Avayaparannu sukhathinaay varenam”):

When we look around, we see other human beings just like us. We also see other kinds of living beings with some of the traits of humans. If everything manifested is our own Self, and we are considering the happiness of the self, such happiness lies in being harmonious with our own nature. If we are dislodged from the harmony of our physical well-being, we become sick. If we are pushed-out of our moral integrity, we become morally sick. If we are pushed away from the proper functioning of our minds, we become either retarded or sub-normal. If our understanding is clouded, we become stupid.

We know how an atom is constituted, as we are the knowers of nature. We also know how to fission an atom, blast it apart. It can be said that knowledge can be good to maintain and appreciate harmony, and also to destroy it. So knowledge for a wise man is a great tool for being good, but for an evil man, it is a tool which makes possible tremendous destruction. Thus, knowledge by itself is amoral. There has to be more involved than factual, rational knowledge. The truth that you are seeking to discover is not only a rational truth, it should be a truth which is rich in its content of love. Protagoras, the Greek philosopher says the Knowledge need not necessarily be a virtue. But Socrates says it is and continues to state that “A man who says he know the Absolute Truth and is not virtuous knows only one part of it”. In the Upanishads, this is called knowledge that walks on only one leg.

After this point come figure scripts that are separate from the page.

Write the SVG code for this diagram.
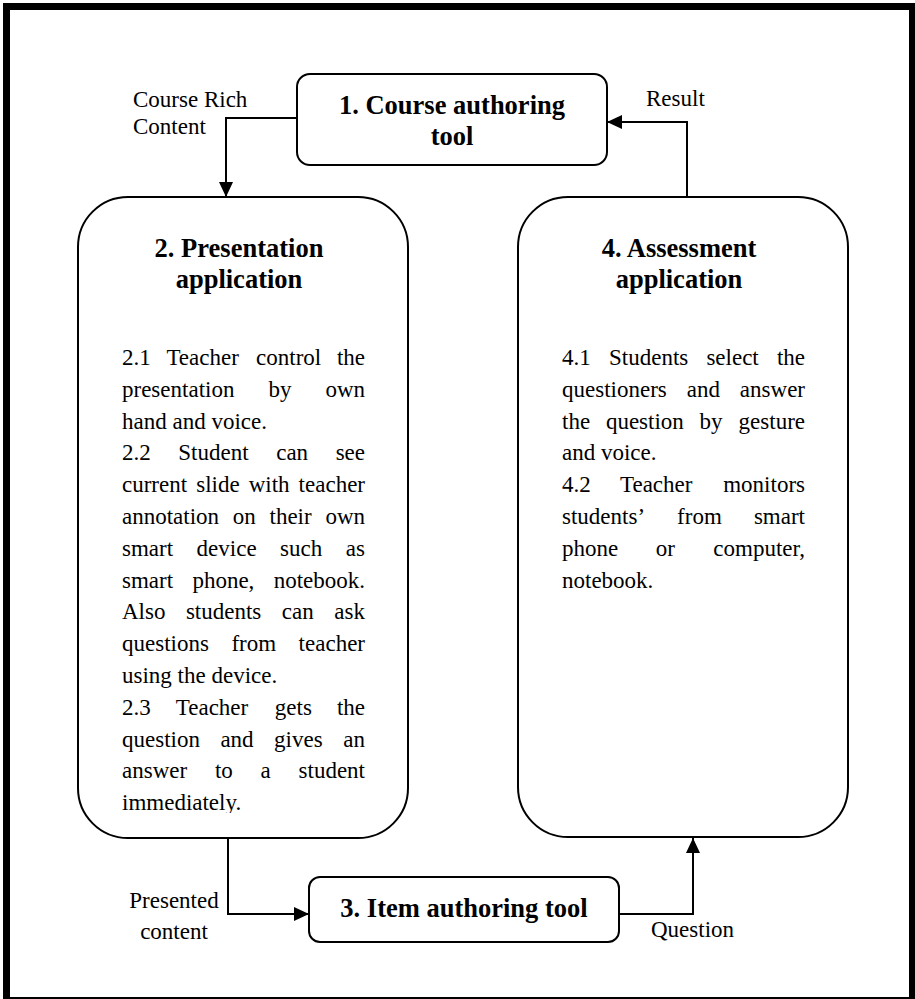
<svg xmlns="http://www.w3.org/2000/svg" width="915" height="999" viewBox="0 0 915 999">
  <defs>
    <style>
      .box { fill: #ffffff; stroke: #000000; stroke-width: 2; }
      .frame { fill: none; stroke: #000000; stroke-width: 7; }
      .wire { fill: none; stroke: #000000; stroke-width: 2; }
      .title { font-family: "Liberation Serif", "Times New Roman", serif; font-weight: bold; font-size: 26.5px; fill: #000000; text-anchor: middle; }
      .body { font-family: "Liberation Serif", "Times New Roman", serif; font-size: 23px; fill: #000000; }
      .lbl { font-family: "Liberation Serif", "Times New Roman", serif; font-size: 23px; fill: #000000; }
      .end { text-anchor: end; }
      .mid { text-anchor: middle; }
    </style>
    <marker id="arrow" viewBox="0 0 15 14" refX="15" refY="7" markerWidth="15" markerHeight="14" markerUnits="userSpaceOnUse" orient="auto">
      <path d="M0,0 L15,7 L0,14 Z" fill="#000000"/>
    </marker>
    <clipPath id="clipBody2">
      <rect x="80" y="330" width="320" height="483"/>
    </clipPath>
  </defs>

  <rect x="0" y="0" width="915" height="999" fill="#ffffff"/>
  <!-- outer page frame -->
  <rect class="frame" x="6.5" y="6.5" width="906" height="994"/>

  <!-- connectors -->
  <g id="connectors">
    <polyline class="wire" points="297,118 226,118 226,197" marker-end="url(#arrow)"/>
    <polyline class="wire" points="687,197 687,122 607,122" marker-end="url(#arrow)"/>
    <polyline class="wire" points="228,838 228,914 309,914" marker-end="url(#arrow)"/>
    <polyline class="wire" points="619,914 693,914 693,838" marker-end="url(#arrow)"/>
    <text class="lbl" x="133" y="107">Course Rich</text>
    <text class="lbl" x="133" y="134">Content</text>
    <text class="lbl" x="646" y="106">Result</text>
    <text class="lbl mid" x="174" y="908">Presented</text>
    <text class="lbl mid" x="174" y="939">content</text>
    <text class="lbl" x="651" y="937">Question</text>
  </g>

  <!-- 1. Course authoring tool -->
  <g id="node1">
    <rect class="box" x="297" y="74" width="310" height="91" rx="13" ry="13"/>
    <text class="title" x="452" y="114">1. Course authoring</text>
    <text class="title" x="452" y="145">tool</text>
  </g>

  <!-- 2. Presentation application -->
  <g id="node2">
    <rect class="box" x="78" y="197" width="330" height="641" rx="50" ry="50"/>
    <text class="title" x="239" y="257">2. Presentation</text>
    <text class="title" x="239" y="288">application</text>
    <g clip-path="url(#clipBody2)" class="body">
      <text y="365"><tspan x="122">2.1</tspan><tspan x="166.4">Teacher</tspan><tspan x="256.1">control</tspan><tspan x="365" class="end">the</tspan></text>
      <text y="396.8"><tspan x="122">presentation</tspan><tspan x="268.4">by</tspan><tspan x="365" class="end">own</tspan></text>
      <text y="428.6" x="122">hand and voice.</text>
      <text y="460.4"><tspan x="122">2.2</tspan><tspan x="178.3">Student</tspan><tspan x="276.2">can</tspan><tspan x="365" class="end">see</tspan></text>
      <text y="492.2"><tspan x="122">current</tspan><tspan x="196.2">slide</tspan><tspan x="248.7">with</tspan><tspan x="365" class="end">teacher</tspan></text>
      <text y="524"><tspan x="122">annotation</tspan><tspan x="232.8">on</tspan><tspan x="269.5">their</tspan><tspan x="365" class="end">own</tspan></text>
      <text y="555.8"><tspan x="122">smart</tspan><tspan x="196.6">device</tspan><tspan x="280.1">such</tspan><tspan x="365" class="end">as</tspan></text>
      <text y="587.6"><tspan x="122">smart</tspan><tspan x="192.4">phone,</tspan><tspan x="365" class="end">notebook.</tspan></text>
      <text y="619.4"><tspan x="122">Also</tspan><tspan x="185.9">students</tspan><tspan x="281.8">can</tspan><tspan x="365" class="end">ask</tspan></text>
      <text y="651.2"><tspan x="122">questions</tspan><tspan x="231.4">from</tspan><tspan x="365" class="end">teacher</tspan></text>
      <text y="683" x="122">using the device.</text>
      <text y="714.8"><tspan x="122">2.3</tspan><tspan x="175.8">Teacher</tspan><tspan x="274.8">gets</tspan><tspan x="365" class="end">the</tspan></text>
      <text y="746.6"><tspan x="122">question</tspan><tspan x="220.4">and</tspan><tspan x="274.1">gives</tspan><tspan x="365" class="end">an</tspan></text>
      <text y="778.4"><tspan x="122">answer</tspan><tspan x="214.9">to</tspan><tspan x="260.6">a</tspan><tspan x="365" class="end">student</tspan></text>
      <text y="810.2" x="122">immediately.</text>
    </g>
  </g>

  <!-- 3. Item authoring tool -->
  <g id="node3">
    <rect class="box" x="309" y="877" width="310" height="65" rx="11" ry="11"/>
    <text class="title" x="464" y="917">3. Item authoring tool</text>
  </g>

  <!-- 4. Assessment application -->
  <g id="node4">
    <rect class="box" x="518" y="197" width="330" height="640" rx="50" ry="50"/>
    <text class="title" x="679" y="257">4. Assessment</text>
    <text class="title" x="679" y="288">application</text>
    <g class="body">
      <text y="365"><tspan x="562">4.1</tspan><tspan x="609">Students</tspan><tspan x="706.4">select</tspan><tspan x="805" class="end">the</tspan></text>
      <text y="396.8"><tspan x="562">questioners</tspan><tspan x="686.8">and</tspan><tspan x="805" class="end">answer</tspan></text>
      <text y="428.6"><tspan x="562">the</tspan><tspan x="605.9">question</tspan><tspan x="699.6">by</tspan><tspan x="805" class="end">gesture</tspan></text>
      <text y="460.4" x="562">and voice.</text>
      <text y="492.2"><tspan x="562">4.2</tspan><tspan x="620">Teacher</tspan><tspan x="805" class="end">monitors</tspan></text>
      <text y="524"><tspan x="562">students’</tspan><tspan x="677.1">from</tspan><tspan x="805" class="end">smart</tspan></text>
      <text y="555.8"><tspan x="562">phone</tspan><tspan x="655.7">or</tspan><tspan x="805" class="end">computer,</tspan></text>
      <text y="587.6" x="562">notebook.</text>
    </g>
  </g>
</svg>
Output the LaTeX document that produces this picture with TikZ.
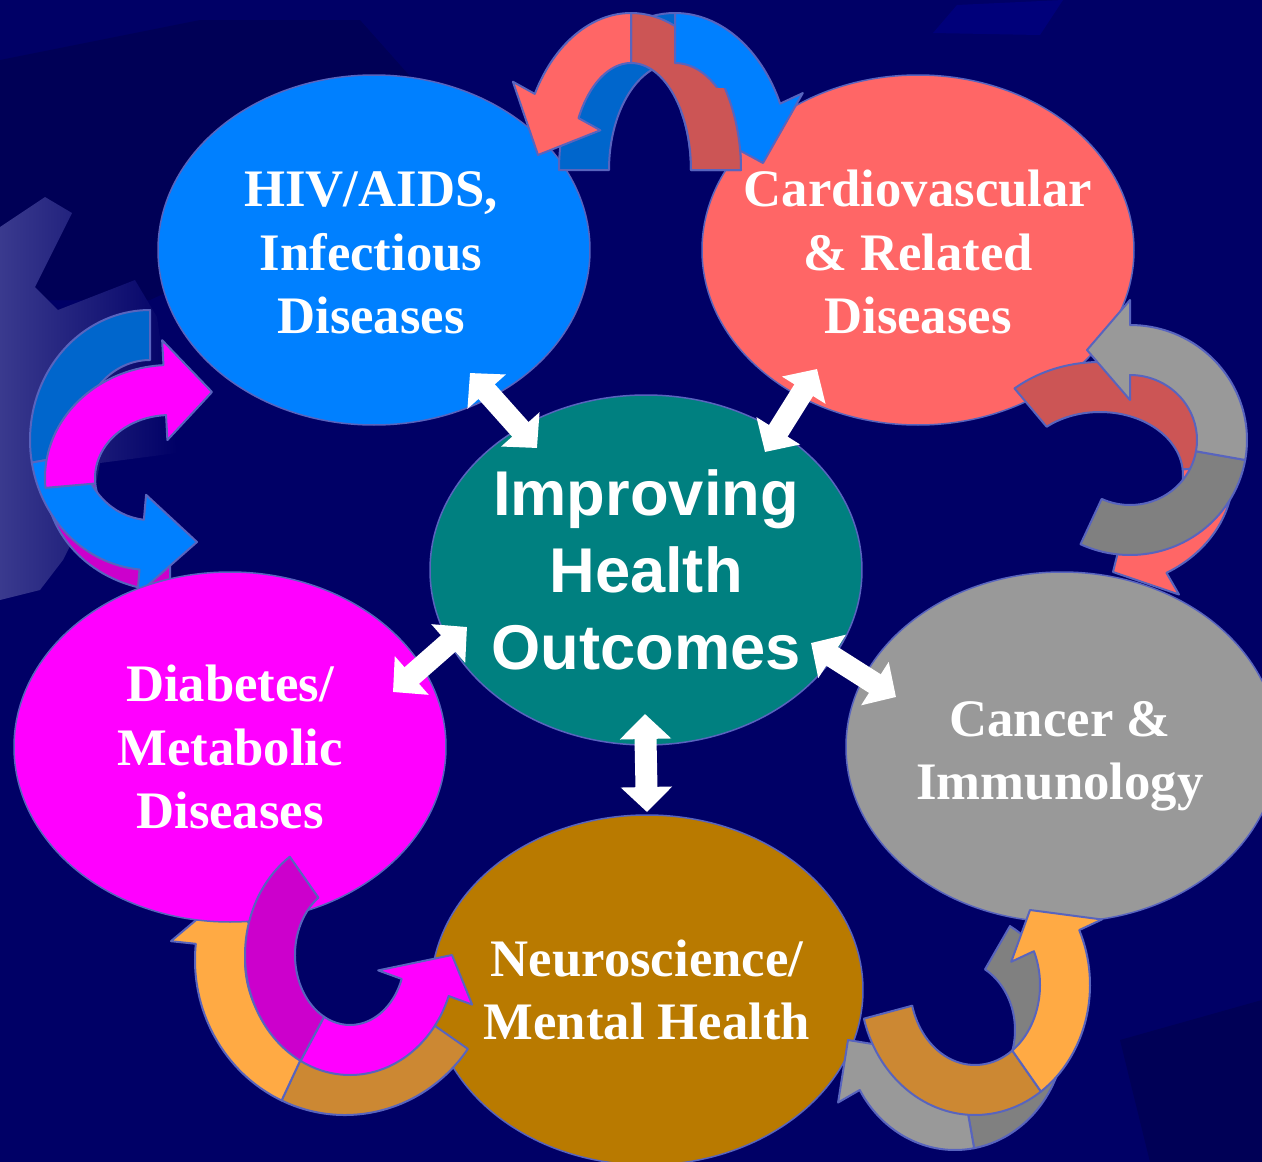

For the Self to walk on two legs, it must have knowledge and also love; i.e. love for itself. Nature reveals itself in a human self so that it knows it is all, or that it belongs to all. This brings us to the conclusion that, if you are concerned with the happiness of the Self, which binds you to commit yourself to live always for the happiness of all.

Concluding message:
The principle viewed above from the social and the ethical standpoint is here restated in terms of Self-knowledge. The duality that is apparent between the interests of two individuals can be viewed unitively as referring to the self-same central or neutral Self conceived in the context of the Absolute. The Bhagavat Gita (chapter-VI, verse-32) alludes to this way of establishing “sameness” (‘samam’) between the Self and the Cosmos. The dialectical method known to ancient wisdom world-over is implied in the equation of the Self and the non-Self. But over covered and lost in later philosophies. Looking at the verse in a common sense way, we could derive the simpler principle of human equality from it. As the Scottish poet Burns writes “A Man’s a Man for A That”, the principle of equality is at the basis of Western civilization and variously named democracy, socialism or communism. Treating thy neighbor as thyself implies the equation of the Self with the non-Self.

The one you love most is your own Self. If you truly know your Self, it is not confined to your body, it permeates all beings. Your life should be a consecrated life, dedicated to the happiness of all. That is why the previous verses said that such a person, whether he is healthy or not, all day, all night, whatever he does is motivated to make life a little brighter for others, to bring a little more light on things which are concealed, to make a little more harmony whether is chaos and disorder. This is Narayana Guru’s very basic fundamental of social ethics, which is based on Self-realization. Realization and doing good are not two separate things, they are one and the same.